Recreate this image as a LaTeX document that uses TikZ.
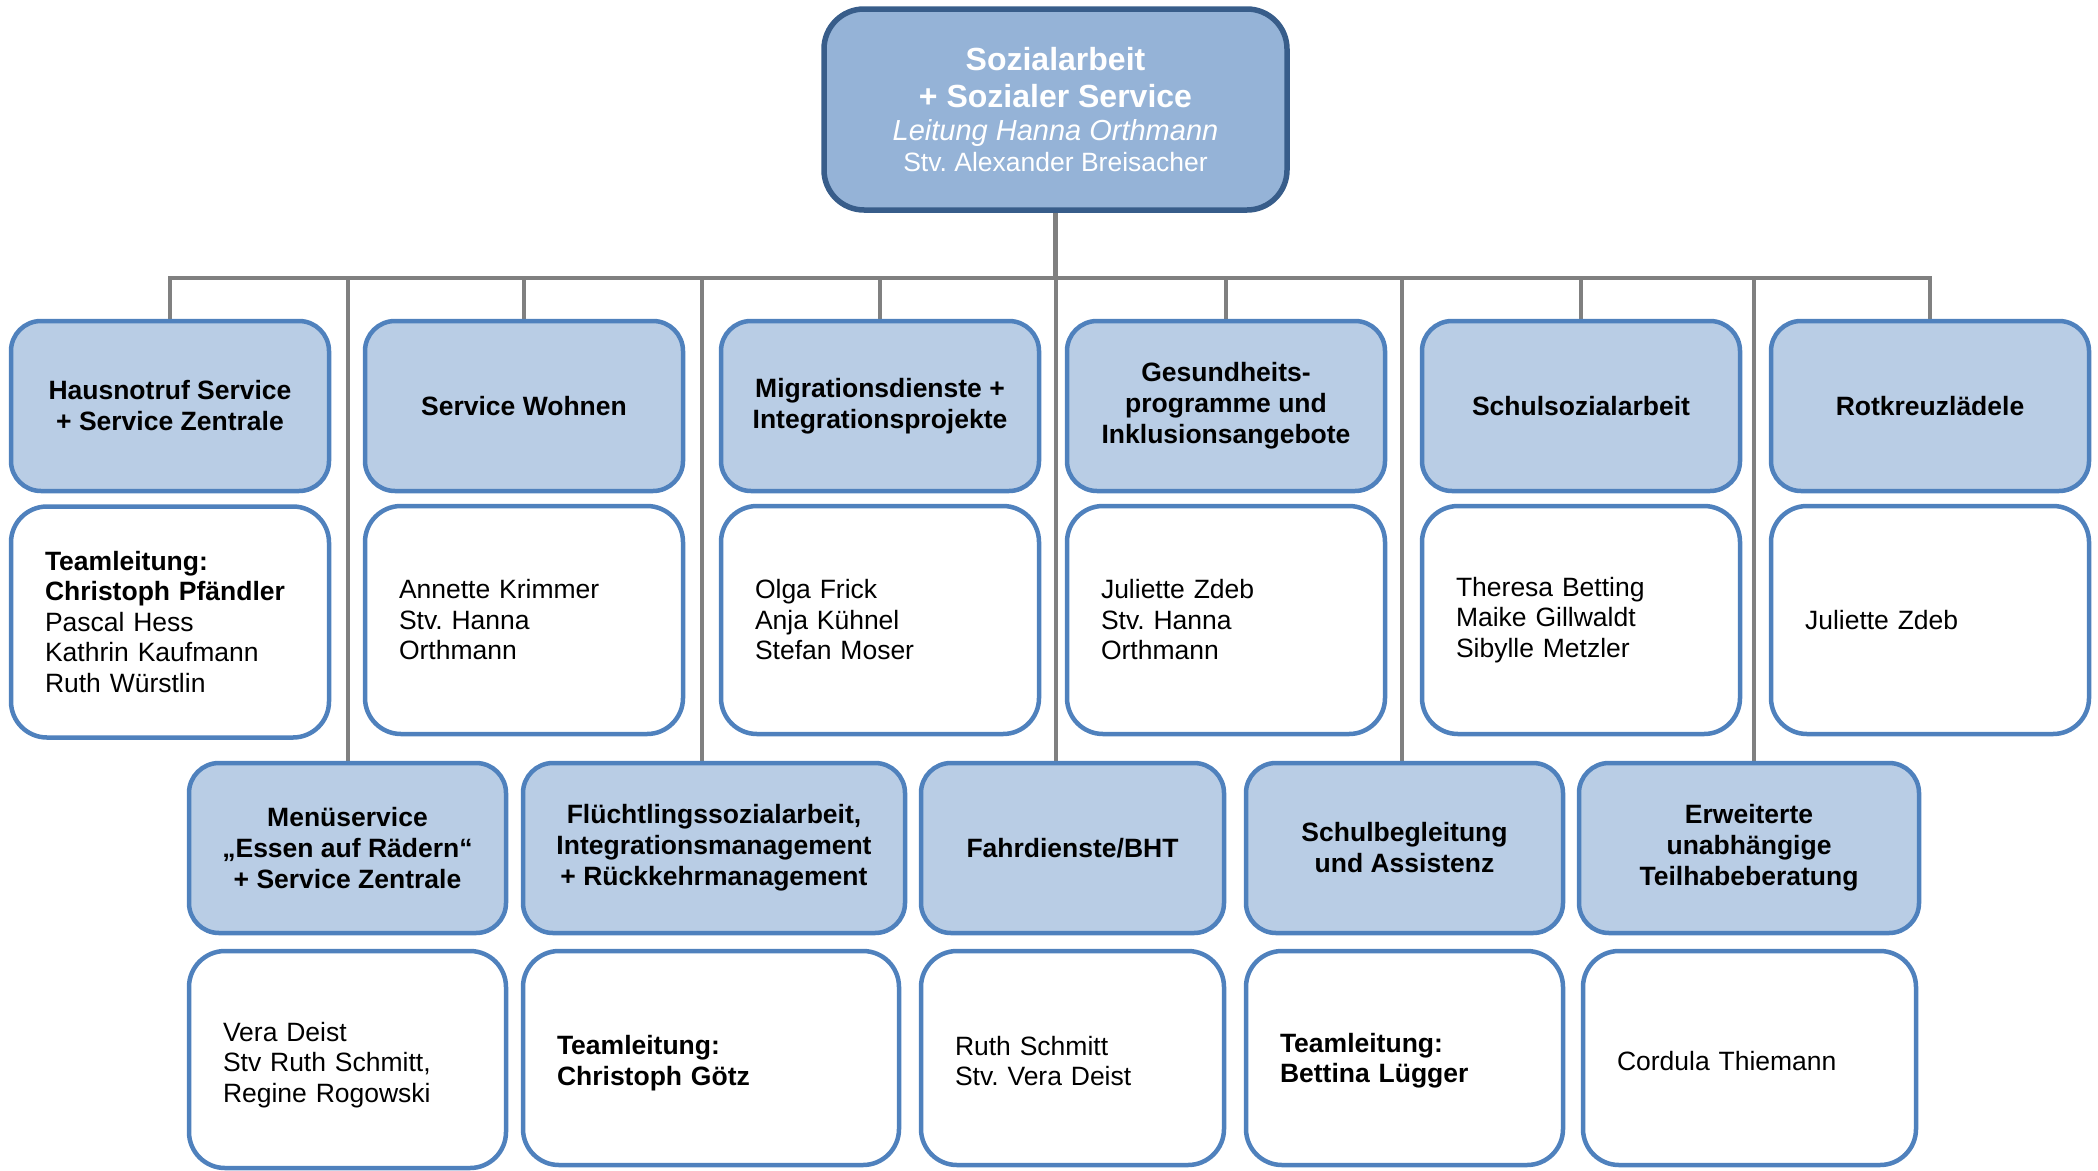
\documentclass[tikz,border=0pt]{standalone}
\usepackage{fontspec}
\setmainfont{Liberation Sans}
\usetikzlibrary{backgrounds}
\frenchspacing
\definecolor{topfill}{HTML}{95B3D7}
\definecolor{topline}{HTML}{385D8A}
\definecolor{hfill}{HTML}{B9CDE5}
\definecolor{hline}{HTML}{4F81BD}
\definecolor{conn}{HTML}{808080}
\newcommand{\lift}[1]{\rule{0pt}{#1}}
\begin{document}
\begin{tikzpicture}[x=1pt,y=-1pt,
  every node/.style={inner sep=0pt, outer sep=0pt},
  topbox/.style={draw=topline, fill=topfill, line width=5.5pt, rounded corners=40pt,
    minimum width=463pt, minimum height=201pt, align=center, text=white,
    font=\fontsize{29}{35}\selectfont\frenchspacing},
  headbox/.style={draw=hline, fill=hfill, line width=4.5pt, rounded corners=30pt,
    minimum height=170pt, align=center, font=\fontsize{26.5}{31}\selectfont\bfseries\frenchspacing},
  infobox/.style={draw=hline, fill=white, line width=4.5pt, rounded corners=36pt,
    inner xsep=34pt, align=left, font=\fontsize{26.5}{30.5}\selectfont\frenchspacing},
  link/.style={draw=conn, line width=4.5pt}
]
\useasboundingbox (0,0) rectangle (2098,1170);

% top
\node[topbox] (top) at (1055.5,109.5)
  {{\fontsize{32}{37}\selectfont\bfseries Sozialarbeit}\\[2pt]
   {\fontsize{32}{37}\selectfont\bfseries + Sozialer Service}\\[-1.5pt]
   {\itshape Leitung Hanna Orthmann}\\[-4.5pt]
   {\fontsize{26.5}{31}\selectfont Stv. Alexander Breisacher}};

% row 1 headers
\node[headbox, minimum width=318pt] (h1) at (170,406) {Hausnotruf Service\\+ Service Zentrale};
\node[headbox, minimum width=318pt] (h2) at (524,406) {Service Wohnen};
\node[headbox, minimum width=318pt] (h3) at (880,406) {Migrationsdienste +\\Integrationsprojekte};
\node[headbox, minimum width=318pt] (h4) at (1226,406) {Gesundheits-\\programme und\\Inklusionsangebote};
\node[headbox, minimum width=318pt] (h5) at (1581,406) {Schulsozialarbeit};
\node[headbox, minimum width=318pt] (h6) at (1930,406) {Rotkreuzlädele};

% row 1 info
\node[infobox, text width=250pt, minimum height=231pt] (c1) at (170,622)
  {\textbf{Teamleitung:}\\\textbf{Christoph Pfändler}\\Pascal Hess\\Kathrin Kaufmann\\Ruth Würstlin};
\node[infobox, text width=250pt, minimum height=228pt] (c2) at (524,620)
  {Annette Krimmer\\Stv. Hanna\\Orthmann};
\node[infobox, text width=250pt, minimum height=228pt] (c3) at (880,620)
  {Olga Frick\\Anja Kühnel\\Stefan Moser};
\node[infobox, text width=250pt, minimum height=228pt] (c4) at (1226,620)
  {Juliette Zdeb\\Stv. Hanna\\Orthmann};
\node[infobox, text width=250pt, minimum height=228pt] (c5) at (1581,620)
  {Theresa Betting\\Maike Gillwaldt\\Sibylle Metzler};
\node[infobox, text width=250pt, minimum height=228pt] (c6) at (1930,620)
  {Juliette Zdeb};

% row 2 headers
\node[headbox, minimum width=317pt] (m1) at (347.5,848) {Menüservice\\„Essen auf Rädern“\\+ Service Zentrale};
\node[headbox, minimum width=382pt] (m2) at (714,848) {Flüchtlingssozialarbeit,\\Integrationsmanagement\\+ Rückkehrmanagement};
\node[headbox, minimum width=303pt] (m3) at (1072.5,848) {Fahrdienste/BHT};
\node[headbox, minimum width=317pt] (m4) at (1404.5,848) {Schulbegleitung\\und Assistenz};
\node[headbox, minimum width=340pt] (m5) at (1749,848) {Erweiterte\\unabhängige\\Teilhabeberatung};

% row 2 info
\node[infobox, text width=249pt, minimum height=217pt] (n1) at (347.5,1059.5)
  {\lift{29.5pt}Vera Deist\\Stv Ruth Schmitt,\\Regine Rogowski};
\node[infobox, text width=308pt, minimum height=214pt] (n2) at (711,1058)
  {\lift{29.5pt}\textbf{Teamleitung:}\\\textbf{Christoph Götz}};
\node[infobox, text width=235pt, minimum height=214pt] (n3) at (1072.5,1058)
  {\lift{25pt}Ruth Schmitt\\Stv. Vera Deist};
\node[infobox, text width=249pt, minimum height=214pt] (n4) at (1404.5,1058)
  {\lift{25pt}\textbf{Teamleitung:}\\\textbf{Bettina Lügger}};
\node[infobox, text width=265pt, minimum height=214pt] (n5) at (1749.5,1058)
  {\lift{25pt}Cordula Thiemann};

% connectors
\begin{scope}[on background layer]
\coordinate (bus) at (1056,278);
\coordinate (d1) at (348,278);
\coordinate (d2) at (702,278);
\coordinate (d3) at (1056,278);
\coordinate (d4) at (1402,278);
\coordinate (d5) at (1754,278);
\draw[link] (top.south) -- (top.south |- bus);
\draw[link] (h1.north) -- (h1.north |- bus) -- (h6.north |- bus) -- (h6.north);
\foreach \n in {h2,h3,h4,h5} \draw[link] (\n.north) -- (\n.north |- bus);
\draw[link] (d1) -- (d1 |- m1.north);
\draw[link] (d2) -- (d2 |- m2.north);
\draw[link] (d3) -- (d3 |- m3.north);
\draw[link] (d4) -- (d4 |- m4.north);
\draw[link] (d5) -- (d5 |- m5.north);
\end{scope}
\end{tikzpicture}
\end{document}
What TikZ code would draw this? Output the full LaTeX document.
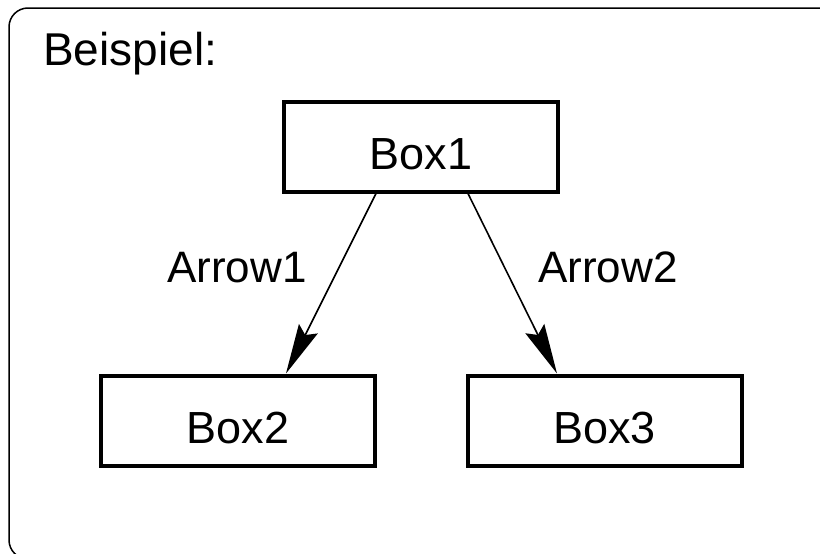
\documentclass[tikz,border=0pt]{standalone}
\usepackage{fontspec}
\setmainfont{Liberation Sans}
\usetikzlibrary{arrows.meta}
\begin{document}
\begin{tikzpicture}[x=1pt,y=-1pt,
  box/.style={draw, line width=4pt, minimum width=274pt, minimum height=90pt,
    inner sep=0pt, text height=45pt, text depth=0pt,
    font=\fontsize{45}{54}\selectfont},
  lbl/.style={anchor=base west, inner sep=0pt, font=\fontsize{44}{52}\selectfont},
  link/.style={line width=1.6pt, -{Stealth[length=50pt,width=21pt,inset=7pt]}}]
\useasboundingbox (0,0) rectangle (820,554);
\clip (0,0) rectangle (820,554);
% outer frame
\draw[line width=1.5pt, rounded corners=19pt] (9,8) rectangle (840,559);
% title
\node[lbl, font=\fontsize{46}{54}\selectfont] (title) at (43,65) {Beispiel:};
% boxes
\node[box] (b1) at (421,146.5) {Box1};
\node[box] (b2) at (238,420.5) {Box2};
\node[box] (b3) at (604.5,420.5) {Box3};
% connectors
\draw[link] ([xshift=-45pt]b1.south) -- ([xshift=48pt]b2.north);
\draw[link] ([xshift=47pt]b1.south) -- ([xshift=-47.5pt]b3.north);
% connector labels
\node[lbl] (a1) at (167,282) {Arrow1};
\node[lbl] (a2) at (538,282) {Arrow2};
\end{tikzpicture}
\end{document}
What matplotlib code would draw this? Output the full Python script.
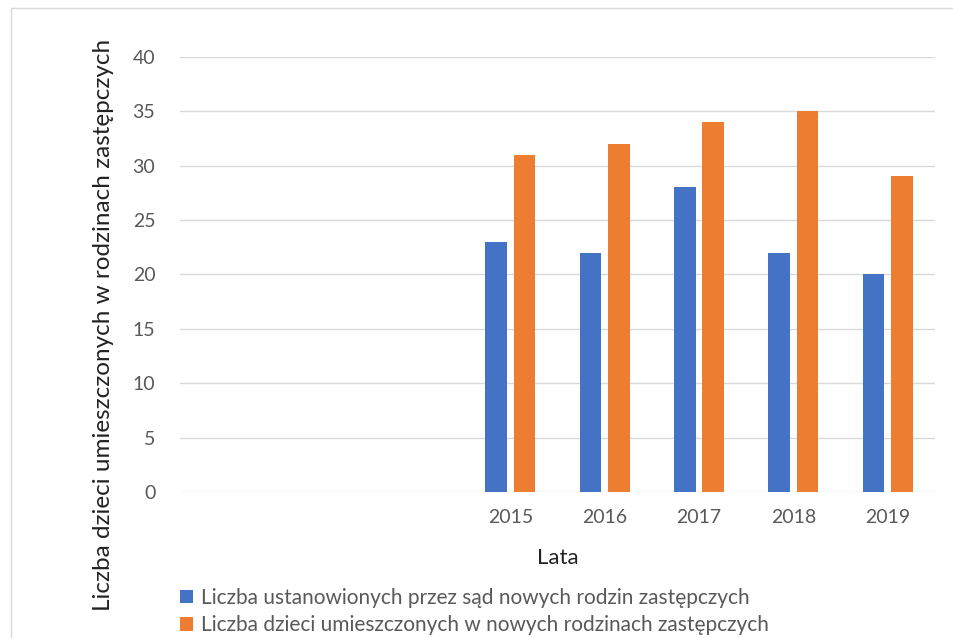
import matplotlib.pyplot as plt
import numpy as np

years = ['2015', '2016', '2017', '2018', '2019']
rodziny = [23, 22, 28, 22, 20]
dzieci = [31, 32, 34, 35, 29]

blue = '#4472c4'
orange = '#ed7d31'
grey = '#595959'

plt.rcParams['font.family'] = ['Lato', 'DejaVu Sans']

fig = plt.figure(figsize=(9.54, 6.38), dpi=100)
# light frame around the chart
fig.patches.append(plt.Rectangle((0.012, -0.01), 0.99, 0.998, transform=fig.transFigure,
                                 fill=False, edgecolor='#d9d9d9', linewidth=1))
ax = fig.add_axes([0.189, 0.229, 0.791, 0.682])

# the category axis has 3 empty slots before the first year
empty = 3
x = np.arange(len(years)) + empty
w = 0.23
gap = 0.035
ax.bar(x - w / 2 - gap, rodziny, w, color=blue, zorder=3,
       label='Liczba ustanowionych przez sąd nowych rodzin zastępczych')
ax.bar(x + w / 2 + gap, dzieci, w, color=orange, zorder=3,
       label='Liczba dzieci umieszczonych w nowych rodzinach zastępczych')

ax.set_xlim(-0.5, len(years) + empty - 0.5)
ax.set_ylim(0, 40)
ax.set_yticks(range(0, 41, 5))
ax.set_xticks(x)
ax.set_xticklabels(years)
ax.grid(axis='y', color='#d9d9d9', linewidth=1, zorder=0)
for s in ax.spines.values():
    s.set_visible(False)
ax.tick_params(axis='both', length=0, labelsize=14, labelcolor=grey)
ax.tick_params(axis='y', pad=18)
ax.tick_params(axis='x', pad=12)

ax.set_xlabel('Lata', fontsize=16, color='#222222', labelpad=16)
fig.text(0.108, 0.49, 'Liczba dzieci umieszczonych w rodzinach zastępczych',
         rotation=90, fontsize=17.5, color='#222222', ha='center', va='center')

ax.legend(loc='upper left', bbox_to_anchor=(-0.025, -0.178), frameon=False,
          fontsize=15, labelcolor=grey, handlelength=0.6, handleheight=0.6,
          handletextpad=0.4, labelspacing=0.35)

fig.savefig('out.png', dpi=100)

——

* _WHAT TO DO_: Above are some entries. Restate word for word the lines from the one holding "What TikZ code" through the one holding "ax = fig.add_axes([0.189, 0.229, 0.791, 0.682])", but not the pictures.

* _RESPONSE TO THE TASK_:
What TikZ code would draw this? Output the full LaTeX document.
\documentclass[tikz,border=0pt]{standalone}
\usepackage{fontspec}
\setmainfont{Liberation Sans}
\usetikzlibrary{arrows.meta}
\begin{document}
\begin{tikzpicture}[x=1pt,y=-1pt,
  box/.style={draw, line width=4pt, minimum width=274pt, minimum height=90pt,
    inner sep=0pt, text height=45pt, text depth=0pt,
    font=\fontsize{45}{54}\selectfont},
  lbl/.style={anchor=base west, inner sep=0pt, font=\fontsize{44}{52}\selectfont},
  link/.style={line width=1.6pt, -{Stealth[length=50pt,width=21pt,inset=7pt]}}]
\useasboundingbox (0,0) rectangle (820,554);
\clip (0,0) rectangle (820,554);
% outer frame
\draw[line width=1.5pt, rounded corners=19pt] (9,8) rectangle (840,559);
% title
\node[lbl, font=\fontsize{46}{54}\selectfont] (title) at (43,65) {Beispiel:};
% boxes
\node[box] (b1) at (421,146.5) {Box1};
\node[box] (b2) at (238,420.5) {Box2};
\node[box] (b3) at (604.5,420.5) {Box3};
% connectors
\draw[link] ([xshift=-45pt]b1.south) -- ([xshift=48pt]b2.north);
\draw[link] ([xshift=47pt]b1.south) -- ([xshift=-47.5pt]b3.north);
% connector labels
\node[lbl] (a1) at (167,282) {Arrow1};
\node[lbl] (a2) at (538,282) {Arrow2};
\end{tikzpicture}
\end{document}
What matplotlib code would draw this? Output the full Python script.
import matplotlib.pyplot as plt
import numpy as np

years = ['2015', '2016', '2017', '2018', '2019']
rodziny = [23, 22, 28, 22, 20]
dzieci = [31, 32, 34, 35, 29]

blue = '#4472c4'
orange = '#ed7d31'
grey = '#595959'

plt.rcParams['font.family'] = ['Lato', 'DejaVu Sans']

fig = plt.figure(figsize=(9.54, 6.38), dpi=100)
# light frame around the chart
fig.patches.append(plt.Rectangle((0.012, -0.01), 0.99, 0.998, transform=fig.transFigure,
                                 fill=False, edgecolor='#d9d9d9', linewidth=1))
ax = fig.add_axes([0.189, 0.229, 0.791, 0.682])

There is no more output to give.